Rows from a dataset:
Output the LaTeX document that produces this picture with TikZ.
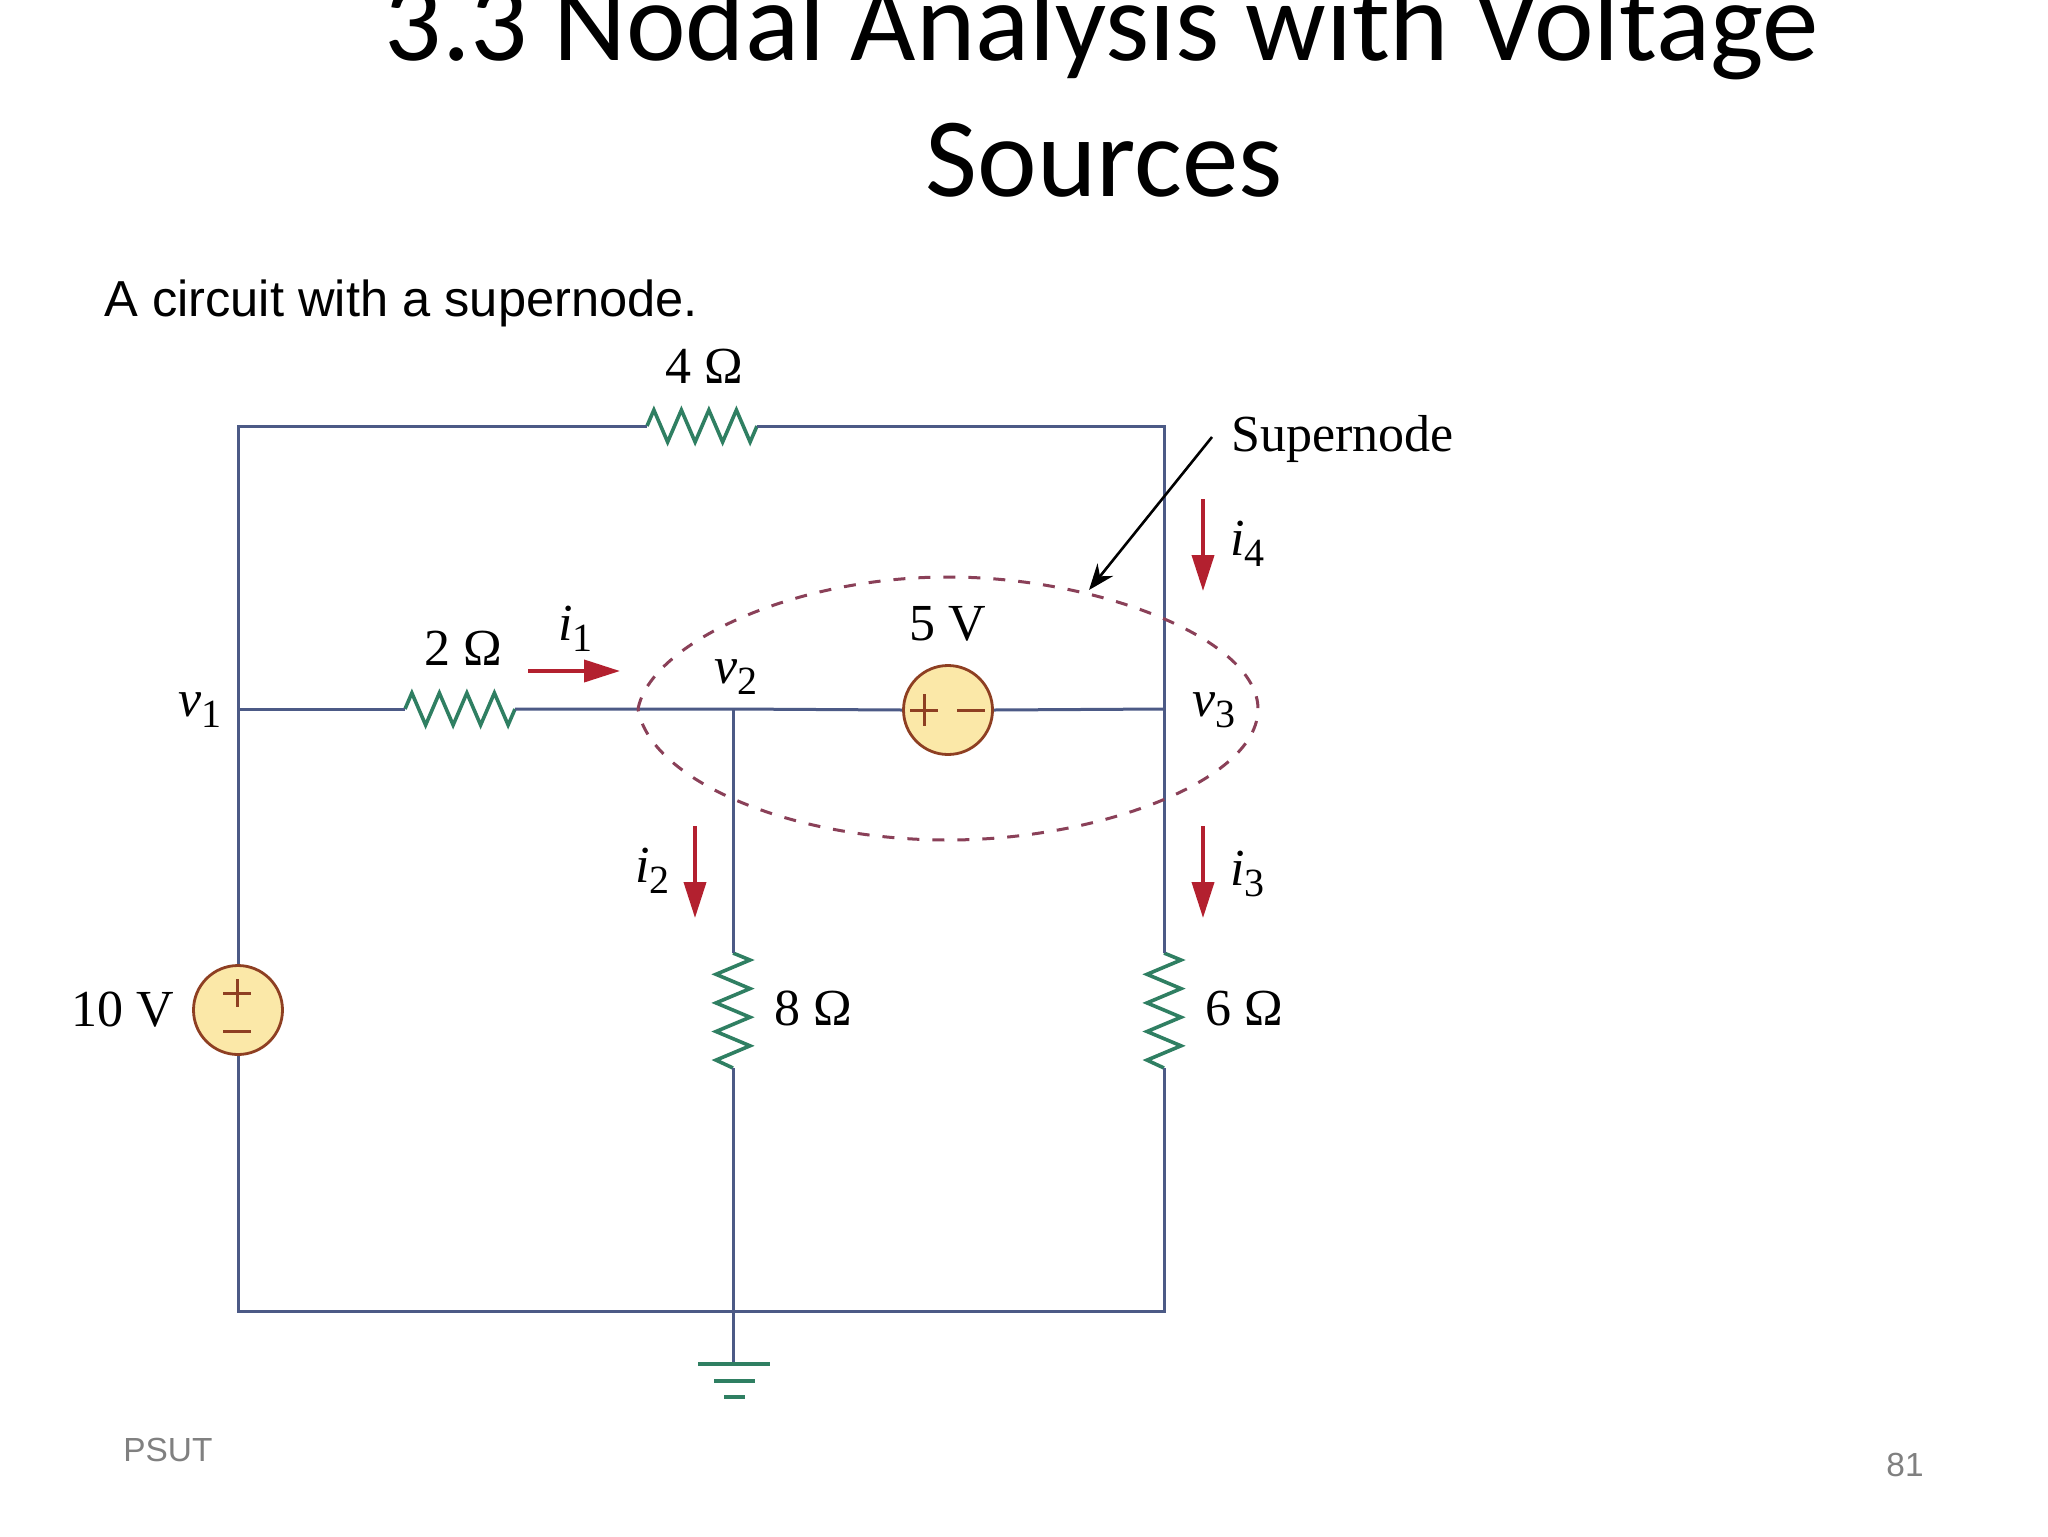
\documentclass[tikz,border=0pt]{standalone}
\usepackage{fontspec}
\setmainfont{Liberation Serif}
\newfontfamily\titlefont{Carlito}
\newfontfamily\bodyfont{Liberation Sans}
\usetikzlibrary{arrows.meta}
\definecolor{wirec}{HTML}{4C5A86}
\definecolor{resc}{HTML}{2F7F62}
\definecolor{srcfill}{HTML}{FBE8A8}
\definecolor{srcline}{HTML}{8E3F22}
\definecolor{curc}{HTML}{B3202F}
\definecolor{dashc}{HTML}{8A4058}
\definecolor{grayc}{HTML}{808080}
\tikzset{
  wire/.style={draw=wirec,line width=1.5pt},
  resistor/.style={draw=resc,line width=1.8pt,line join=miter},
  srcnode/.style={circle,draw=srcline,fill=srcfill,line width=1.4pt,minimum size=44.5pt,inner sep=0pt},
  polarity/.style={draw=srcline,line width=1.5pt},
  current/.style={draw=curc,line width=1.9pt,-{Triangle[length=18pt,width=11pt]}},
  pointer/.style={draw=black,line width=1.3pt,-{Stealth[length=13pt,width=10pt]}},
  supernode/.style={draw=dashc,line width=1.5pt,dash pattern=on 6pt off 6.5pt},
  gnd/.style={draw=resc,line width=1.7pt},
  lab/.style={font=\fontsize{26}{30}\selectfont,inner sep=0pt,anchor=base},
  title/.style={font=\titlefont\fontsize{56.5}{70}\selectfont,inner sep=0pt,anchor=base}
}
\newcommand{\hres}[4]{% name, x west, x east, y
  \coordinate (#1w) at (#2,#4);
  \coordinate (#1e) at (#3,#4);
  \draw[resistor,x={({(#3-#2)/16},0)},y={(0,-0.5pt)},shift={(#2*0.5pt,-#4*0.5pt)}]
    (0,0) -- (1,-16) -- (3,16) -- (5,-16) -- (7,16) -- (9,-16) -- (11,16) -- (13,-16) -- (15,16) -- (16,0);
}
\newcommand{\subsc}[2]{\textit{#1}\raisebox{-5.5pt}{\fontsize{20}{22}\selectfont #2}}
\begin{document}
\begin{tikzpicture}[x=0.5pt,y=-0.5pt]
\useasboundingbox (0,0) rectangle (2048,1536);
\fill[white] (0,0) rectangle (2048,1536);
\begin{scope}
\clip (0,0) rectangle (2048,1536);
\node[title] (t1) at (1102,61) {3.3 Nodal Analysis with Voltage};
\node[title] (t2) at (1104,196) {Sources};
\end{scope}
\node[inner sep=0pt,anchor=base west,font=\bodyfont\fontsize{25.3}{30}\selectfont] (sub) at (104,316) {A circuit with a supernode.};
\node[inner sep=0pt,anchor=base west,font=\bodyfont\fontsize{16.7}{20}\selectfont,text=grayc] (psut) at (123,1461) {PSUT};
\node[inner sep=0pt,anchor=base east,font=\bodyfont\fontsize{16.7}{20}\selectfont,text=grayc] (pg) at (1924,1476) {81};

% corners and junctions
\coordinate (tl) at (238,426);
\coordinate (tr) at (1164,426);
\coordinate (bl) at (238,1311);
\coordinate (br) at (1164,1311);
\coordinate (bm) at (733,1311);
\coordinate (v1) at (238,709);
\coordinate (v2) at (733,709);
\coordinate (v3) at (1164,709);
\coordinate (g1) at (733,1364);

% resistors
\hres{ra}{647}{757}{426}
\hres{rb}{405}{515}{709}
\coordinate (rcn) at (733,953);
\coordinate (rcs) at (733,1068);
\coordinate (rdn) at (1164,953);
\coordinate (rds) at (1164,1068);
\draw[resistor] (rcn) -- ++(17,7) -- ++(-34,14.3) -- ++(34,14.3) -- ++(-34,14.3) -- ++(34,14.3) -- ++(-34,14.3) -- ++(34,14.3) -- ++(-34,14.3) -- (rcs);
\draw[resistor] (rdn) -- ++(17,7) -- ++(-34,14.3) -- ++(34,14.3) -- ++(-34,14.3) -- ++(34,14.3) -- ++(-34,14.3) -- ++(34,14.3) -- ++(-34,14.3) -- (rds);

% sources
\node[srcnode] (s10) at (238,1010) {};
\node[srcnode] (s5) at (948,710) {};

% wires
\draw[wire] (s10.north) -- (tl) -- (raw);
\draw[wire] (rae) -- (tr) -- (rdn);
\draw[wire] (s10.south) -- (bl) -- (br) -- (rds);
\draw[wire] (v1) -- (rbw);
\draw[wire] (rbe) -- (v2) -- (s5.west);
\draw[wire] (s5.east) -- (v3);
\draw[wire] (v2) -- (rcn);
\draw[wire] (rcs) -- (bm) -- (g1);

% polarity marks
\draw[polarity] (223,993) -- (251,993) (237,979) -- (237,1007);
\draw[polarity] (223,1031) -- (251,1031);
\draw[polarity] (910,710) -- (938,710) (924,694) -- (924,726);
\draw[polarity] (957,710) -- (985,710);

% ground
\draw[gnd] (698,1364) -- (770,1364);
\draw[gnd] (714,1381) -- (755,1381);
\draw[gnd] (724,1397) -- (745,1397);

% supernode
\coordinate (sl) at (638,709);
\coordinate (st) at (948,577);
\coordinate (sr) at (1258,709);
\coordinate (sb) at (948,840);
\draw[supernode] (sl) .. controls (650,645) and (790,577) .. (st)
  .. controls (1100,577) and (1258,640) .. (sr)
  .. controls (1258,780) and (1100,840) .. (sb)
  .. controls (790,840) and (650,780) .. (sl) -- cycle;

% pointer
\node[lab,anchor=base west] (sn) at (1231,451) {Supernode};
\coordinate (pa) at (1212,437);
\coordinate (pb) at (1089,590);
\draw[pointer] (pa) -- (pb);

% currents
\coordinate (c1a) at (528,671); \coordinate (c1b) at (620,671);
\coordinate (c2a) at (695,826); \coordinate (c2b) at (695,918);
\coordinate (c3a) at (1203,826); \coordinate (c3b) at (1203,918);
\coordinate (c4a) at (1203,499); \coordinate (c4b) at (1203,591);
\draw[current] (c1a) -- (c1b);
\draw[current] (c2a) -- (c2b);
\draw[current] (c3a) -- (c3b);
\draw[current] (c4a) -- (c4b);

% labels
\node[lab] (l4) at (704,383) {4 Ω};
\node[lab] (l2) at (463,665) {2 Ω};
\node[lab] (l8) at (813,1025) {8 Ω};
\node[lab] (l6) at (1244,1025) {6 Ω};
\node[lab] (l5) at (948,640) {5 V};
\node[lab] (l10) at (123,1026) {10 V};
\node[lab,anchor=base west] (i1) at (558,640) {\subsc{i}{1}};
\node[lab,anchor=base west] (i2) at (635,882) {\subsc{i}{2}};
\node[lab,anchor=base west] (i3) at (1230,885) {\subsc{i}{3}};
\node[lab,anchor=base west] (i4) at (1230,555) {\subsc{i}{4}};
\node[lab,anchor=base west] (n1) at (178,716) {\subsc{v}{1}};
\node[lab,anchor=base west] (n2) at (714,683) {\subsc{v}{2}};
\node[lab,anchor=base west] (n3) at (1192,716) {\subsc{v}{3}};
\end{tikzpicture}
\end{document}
---
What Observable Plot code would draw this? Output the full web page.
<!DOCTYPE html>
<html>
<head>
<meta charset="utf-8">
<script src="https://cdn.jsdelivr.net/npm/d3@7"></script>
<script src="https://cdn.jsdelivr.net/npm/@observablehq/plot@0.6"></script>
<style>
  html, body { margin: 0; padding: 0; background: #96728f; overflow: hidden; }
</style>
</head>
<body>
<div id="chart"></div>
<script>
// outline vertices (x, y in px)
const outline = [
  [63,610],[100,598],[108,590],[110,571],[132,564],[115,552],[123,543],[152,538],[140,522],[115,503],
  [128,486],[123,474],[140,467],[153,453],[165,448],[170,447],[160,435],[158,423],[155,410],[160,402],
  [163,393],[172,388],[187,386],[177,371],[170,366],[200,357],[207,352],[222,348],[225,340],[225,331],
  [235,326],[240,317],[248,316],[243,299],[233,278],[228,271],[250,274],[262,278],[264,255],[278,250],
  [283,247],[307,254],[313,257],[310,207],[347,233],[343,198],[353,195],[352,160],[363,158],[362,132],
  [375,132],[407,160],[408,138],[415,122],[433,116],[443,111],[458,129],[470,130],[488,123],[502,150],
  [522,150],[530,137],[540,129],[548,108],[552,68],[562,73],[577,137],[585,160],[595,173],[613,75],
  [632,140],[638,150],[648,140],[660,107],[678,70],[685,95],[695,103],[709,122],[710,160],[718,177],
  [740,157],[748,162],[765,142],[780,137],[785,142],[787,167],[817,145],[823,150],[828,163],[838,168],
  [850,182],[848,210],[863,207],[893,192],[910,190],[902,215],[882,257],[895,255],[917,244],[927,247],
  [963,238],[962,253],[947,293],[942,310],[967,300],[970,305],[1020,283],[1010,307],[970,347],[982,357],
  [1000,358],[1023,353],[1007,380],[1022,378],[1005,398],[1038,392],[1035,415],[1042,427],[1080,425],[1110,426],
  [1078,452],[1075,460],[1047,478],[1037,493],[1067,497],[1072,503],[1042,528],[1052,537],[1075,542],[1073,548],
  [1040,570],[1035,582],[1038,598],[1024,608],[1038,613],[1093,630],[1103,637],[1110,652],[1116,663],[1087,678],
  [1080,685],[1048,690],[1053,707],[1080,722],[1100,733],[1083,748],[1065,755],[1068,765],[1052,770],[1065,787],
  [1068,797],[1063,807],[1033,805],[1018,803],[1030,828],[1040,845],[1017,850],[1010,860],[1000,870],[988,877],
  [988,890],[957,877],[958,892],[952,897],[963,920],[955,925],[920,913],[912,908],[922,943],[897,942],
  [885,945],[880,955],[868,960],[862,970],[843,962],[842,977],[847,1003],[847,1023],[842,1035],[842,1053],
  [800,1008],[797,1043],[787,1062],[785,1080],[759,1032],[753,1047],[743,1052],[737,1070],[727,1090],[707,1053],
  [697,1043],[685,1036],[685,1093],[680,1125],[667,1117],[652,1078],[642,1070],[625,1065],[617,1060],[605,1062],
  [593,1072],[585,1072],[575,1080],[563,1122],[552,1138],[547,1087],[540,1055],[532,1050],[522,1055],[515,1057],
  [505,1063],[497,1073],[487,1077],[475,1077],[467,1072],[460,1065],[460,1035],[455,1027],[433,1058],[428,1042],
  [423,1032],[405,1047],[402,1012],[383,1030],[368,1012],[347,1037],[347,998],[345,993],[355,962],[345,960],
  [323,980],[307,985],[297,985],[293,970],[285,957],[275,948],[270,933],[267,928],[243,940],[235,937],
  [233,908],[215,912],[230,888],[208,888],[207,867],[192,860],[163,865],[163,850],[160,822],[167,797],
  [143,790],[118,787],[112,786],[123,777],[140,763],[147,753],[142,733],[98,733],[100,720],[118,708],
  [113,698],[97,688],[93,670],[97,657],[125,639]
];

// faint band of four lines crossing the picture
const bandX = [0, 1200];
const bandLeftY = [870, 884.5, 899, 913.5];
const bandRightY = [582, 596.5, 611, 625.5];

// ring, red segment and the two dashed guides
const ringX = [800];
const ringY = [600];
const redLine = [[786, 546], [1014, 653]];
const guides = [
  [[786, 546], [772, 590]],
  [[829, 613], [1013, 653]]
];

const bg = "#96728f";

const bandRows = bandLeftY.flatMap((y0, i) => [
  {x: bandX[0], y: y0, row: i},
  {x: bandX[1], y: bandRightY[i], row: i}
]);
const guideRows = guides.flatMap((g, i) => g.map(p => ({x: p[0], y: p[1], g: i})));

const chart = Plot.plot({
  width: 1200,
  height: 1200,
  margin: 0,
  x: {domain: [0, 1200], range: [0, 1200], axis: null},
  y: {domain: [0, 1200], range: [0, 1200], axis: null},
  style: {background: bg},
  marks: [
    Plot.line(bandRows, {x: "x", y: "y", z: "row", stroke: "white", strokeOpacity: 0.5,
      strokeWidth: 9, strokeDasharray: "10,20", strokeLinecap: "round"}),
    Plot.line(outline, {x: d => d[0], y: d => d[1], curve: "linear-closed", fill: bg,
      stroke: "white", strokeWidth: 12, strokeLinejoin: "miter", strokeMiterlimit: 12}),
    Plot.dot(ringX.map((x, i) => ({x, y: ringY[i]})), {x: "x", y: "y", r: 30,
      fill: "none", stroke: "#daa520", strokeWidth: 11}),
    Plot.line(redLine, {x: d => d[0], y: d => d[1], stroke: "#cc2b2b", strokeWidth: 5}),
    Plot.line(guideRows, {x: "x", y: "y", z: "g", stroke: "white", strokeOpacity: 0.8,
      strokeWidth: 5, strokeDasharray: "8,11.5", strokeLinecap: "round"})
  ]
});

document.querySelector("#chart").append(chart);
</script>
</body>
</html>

SHORT TASK.
Where a line above includes "this", copy that line.

TASK RESULT.
Output the LaTeX document that produces this picture with TikZ.
What Observable Plot code would draw this? Output the full web page.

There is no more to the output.